Spatial distribution of water shortage risk in the paddy-field district implementing artificial flooding of the crop rotation field in summer (the crop rotation field = 70%, the supply of irrigation water = 40% of the maximum level).

Figure 5

Spatial distribution of water shortage risk in the paddy-field district implementing artificial flooding of the crop rotation field in summer (the crop rotation field = 70%, the supply of irrigation water = 40% of the maximum level).

The simulation suggested that water shortage would occur if the supply of irrigation water decreased 11% from the maximum available level. The risk curve of water shortage is shown in Figure 6. The vertical axis means the percentage of the total area of paddy plots with water shortage to that of the paddy-field district. The increase of the crop rotation fields increases the risk of water shortage. For example, under the condition that the supply of irrigation water is 60% of the maximum available level, the proportion of the fields with water shortage increases from 4% to 33% when the proportion of the crop rotation field increases from 40% to 100%. Therefore, it is suggested that the artificial flooding of the crop rotation fields may lead to water shortage. However, the situation can be improved by efficient water use, in which surface runoff is reduced.

Figure 6

Risk curve of water shortage in the paddy-field district implementing the artificial flooding of the crop rotation field in summer.

Figure 6

Risk curve of water shortage in the paddy-field district implementing the artificial flooding of the crop rotation field in summer.
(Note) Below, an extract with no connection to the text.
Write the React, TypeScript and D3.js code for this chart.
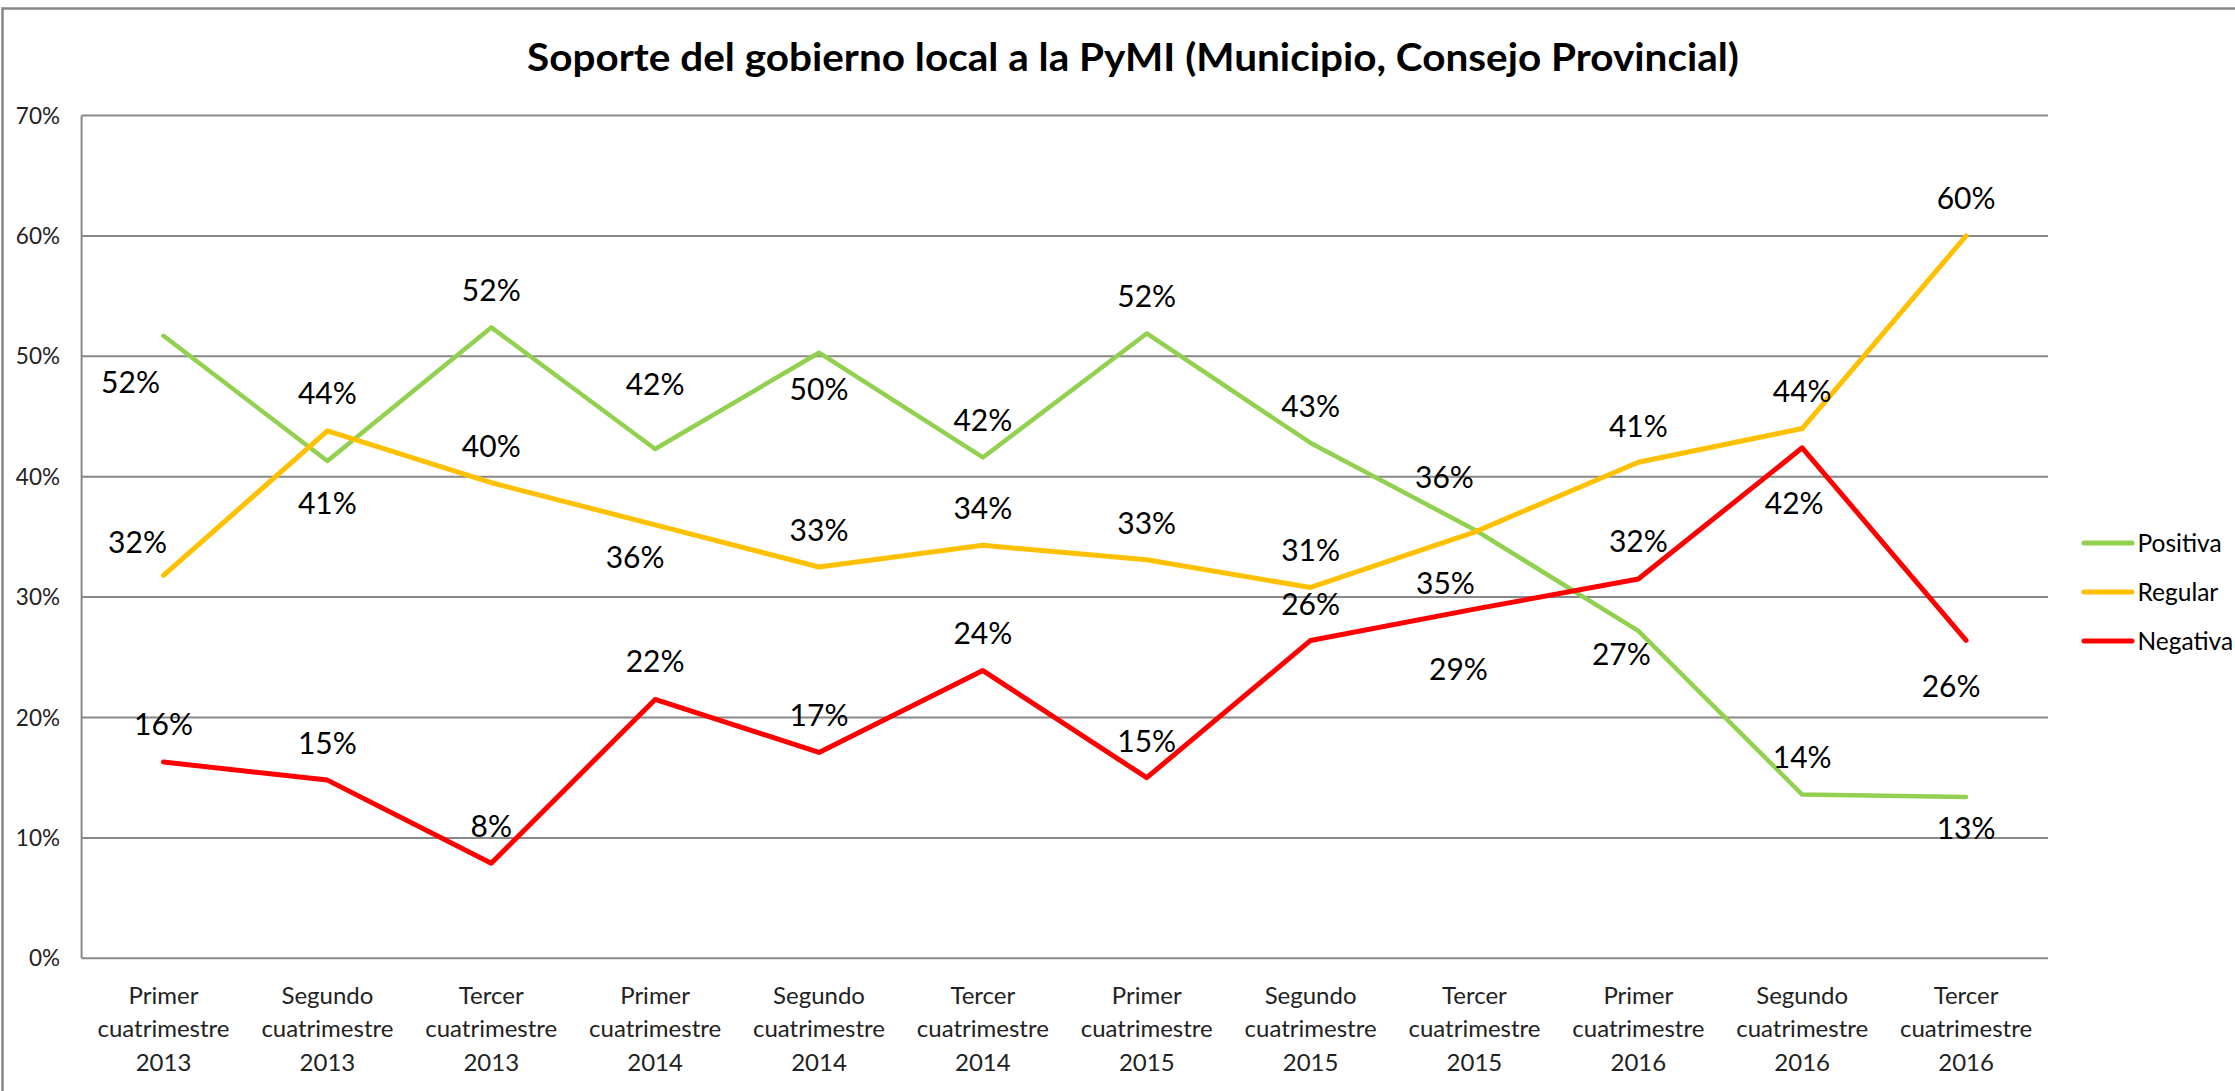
import React from 'react';
import * as d3 from 'd3';

const categories: string[][] = [
  ['Primer', 'cuatrimestre', '2013'],
  ['Segundo', 'cuatrimestre', '2013'],
  ['Tercer', 'cuatrimestre', '2013'],
  ['Primer', 'cuatrimestre', '2014'],
  ['Segundo', 'cuatrimestre', '2014'],
  ['Tercer', 'cuatrimestre', '2014'],
  ['Primer', 'cuatrimestre', '2015'],
  ['Segundo', 'cuatrimestre', '2015'],
  ['Tercer', 'cuatrimestre', '2015'],
  ['Primer', 'cuatrimestre', '2016'],
  ['Segundo', 'cuatrimestre', '2016'],
  ['Tercer', 'cuatrimestre', '2016'],
];

const seriesNames = ['Positiva', 'Regular', 'Negativa'];
const positiva = [51.7, 41.3, 52.4, 42.3, 50.3, 41.6, 51.9, 42.8, 35.6, 27.2, 13.6, 13.4];
const regular = [31.8, 43.8, 39.5, 36.0, 32.5, 34.3, 33.1, 30.8, 35.4, 41.2, 44.0, 60.0];
const negativa = [16.3, 14.8, 7.9, 21.5, 17.1, 23.9, 15.0, 26.4, 29.0, 31.5, 42.4, 26.4];
const yTicks = [0, 10, 20, 30, 40, 50, 60, 70];

const title = 'Soporte del gobierno local a la PyMI (Municipio, Consejo Provincial)';

// label placement (style): offsets of label centre from the point, in px
const labelDx = [
  [-33, 0, 0, 0, 0, 0, 0, 0, -30, -17, 0, 0],
  [-26, 0, 0, -20, 0, 0, 0, 0, -29, 0, 0, 0],
  [0, 0, 0, 0, 0, 0, 0, 0, -16, 0, -8, -15],
];
const labelDy = [
  [46, 42, -37, -65, 37, -37, -37, -37, -52, 23, -37, 31],
  [-33, -38, -37, 32, -37, -37, -37, -37, 51, -36, -37, -38],
  [-38, -37, -37, -38, -37, -37, -37, -36, 60, -38, 55, 46],
];

const colors = ['#92D050', '#FFC000', '#FF0000'];
const widths = [4.5, 5, 5];
const FONT = 'Lato, "Open Sans", "DejaVu Sans", sans-serif';

export default function App() {
  const W = 2235;
  const H = 1091;
  const plotLeft = 81.6;
  const plotRight = 2048;
  const plotTop = 115.5;
  const plotBottom = 958.3;

  const x = d3
    .scaleBand<number>()
    .domain(categories.map((_, i) => i))
    .range([plotLeft, plotRight])
    .padding(0);
  const cx = (i: number) => (x(i) as number) + x.bandwidth() / 2;
  const y = d3.scaleLinear().domain([0, 70]).range([plotBottom, plotTop]);

  const data = [positiva, regular, negativa];
  const line = d3
    .line<number>()
    .x((_, i) => cx(i))
    .y((d) => y(d));

  const dataFont = 30;
  const legendY = [543, 592, 641];

  return (
    <svg
      width={W}
      height={H}
      style={{ position: 'absolute', left: 0, top: 0, background: '#fff' }}
      fontFamily={FONT}
    >
      <rect x={0} y={0} width={W} height={H} fill="#fff" />
      <rect x={2.5} y={8.5} width={W + 50} height={H + 50} fill="none" stroke="#868686" strokeWidth={2.5} />

      <text
        x={527}
        y={71}
        fontSize={39}
        fontWeight={700}
        fill="#000"
        textLength={1212}
        lengthAdjust="spacingAndGlyphs"
      >
        {title}
      </text>

      {yTicks.map((t) => (
        <g key={t}>
          <line x1={plotLeft} x2={plotRight} y1={y(t)} y2={y(t)} stroke="#888" strokeWidth={2} />
          <text
            x={60}
            y={y(t)}
            dy="0.36em"
            textAnchor="end"
            fontSize={22.5}
            fill="#222"
          >
            {t}%
          </text>
        </g>
      ))}
      <line x1={plotLeft} x2={plotLeft} y1={plotTop} y2={plotBottom} stroke="#888" strokeWidth={2} />

      {categories.map((c, i) => (
        <g key={i}>
          {c.map((s, k) => (
            <text
              key={k}
              x={cx(i)}
              y={995 + k * 33.6}
              dy="0.36em"
              textAnchor="middle"
              fontSize={24}
              fill="#222"
            >
              {s}
            </text>
          ))}
        </g>
      ))}

      {data.map((vals, si) => (
        <path
          key={si}
          d={line(vals) || ''}
          fill="none"
          stroke={colors[si]}
          strokeWidth={widths[si]}
          strokeLinejoin="round"
          strokeLinecap="round"
        />
      ))}

      {data.map((vals, si) =>
        vals.map((v, i) => (
          <text
            key={`${si}-${i}`}
            x={cx(i) + labelDx[si][i]}
            y={y(v) + labelDy[si][i]}
            dy="0.36em"
            textAnchor="middle"
            fontSize={dataFont}
            fill="#000"
          >
            {Math.round(v)}%
          </text>
        ))
      )}

      {seriesNames.map((n, si) => (
        <g key={n}>
          <line
            x1={2084}
            x2={2132}
            y1={legendY[si]}
            y2={legendY[si]}
            stroke={colors[si]}
            strokeWidth={5}
            strokeLinecap="round"
          />
          <text x={2137.5} y={legendY[si]} dy="0.36em" fontSize={24.5} fill="#000">
            {n}
          </text>
        </g>
      ))}
    </svg>
  );
}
Figures 7 and 8 show temporal variation in annual mean air temperature in the Kumamoto region and no rain days in the Aso caldera, the upstream area of the Shira River watershed, respectively. The current trends of the local climate are not desirable for us. The rising air temperature may lead to the increase of evapotranspiration in the paddy fields. In the Kumamoto region, the total amount of the potential evapotranspiration in the rice growing season (June–September) is estimated to be approximately 590 mm by the Thornthwaite method. It would be 638 mm if the air temperature increased by 1 °C. In addition, the increase of no rain days may lead to the decrease of the river flow. The climate change does not improve but exacerbates the current situation because the water demand in the paddy fields increases and the water supply from the river decreases.

Figure 7

Annual mean air temperature in Kumamoto.

Figure 7

Annual mean air temperature in Kumamoto.

Figure 8

No rain days in the upstream area of the Shira River watershed.

Figure 8

No rain days in the upstream area of the Shira River watershed.

Although rice is a staple food in Japan, rice cultivation has been tending to decrease due to the economic conditions. On the other hand, crop rotation is increasing in paddy fields in Japan. Our research field is one of the typical cases in Japan. Our research suggests that the artificial flooding of the crop-rotation fields (fallow fields), which is implemented to increase the groundwater resources, can cause water resource problems on the ground surface. Water shortage impedes rice cultivation and may promote crop rotation. In other words, the land use change can be accelerated by inappropriate water use, which may result from the land use change and the local climate change.

CONCLUSION

The artificial flooding of the crop rotation field during the fallow period has large potential to recharge groundwater. However, our observation reveals that a large amount of irrigation water was used ineffectively. Due to the inefficient water use, the risk of water shortage in the paddy-field district increases when the area of the crop rotation field increases. Surface runoff caused by the over intake of irrigation water should be reduced to achieve a good balance between the rice field (rice cultivation) and the crop-rotation field (groundwater recharge).

ACKNOWLEDGEMENTS

We thank Mr. Otaguro and Mr. Maeda for providing access to the paddy plot for our investigation and for providing information on water management and farming activities in the plot. This study was partly funded by a Grant-in-Aid for Scientific Research from the Japan Society for the Promotion of Science.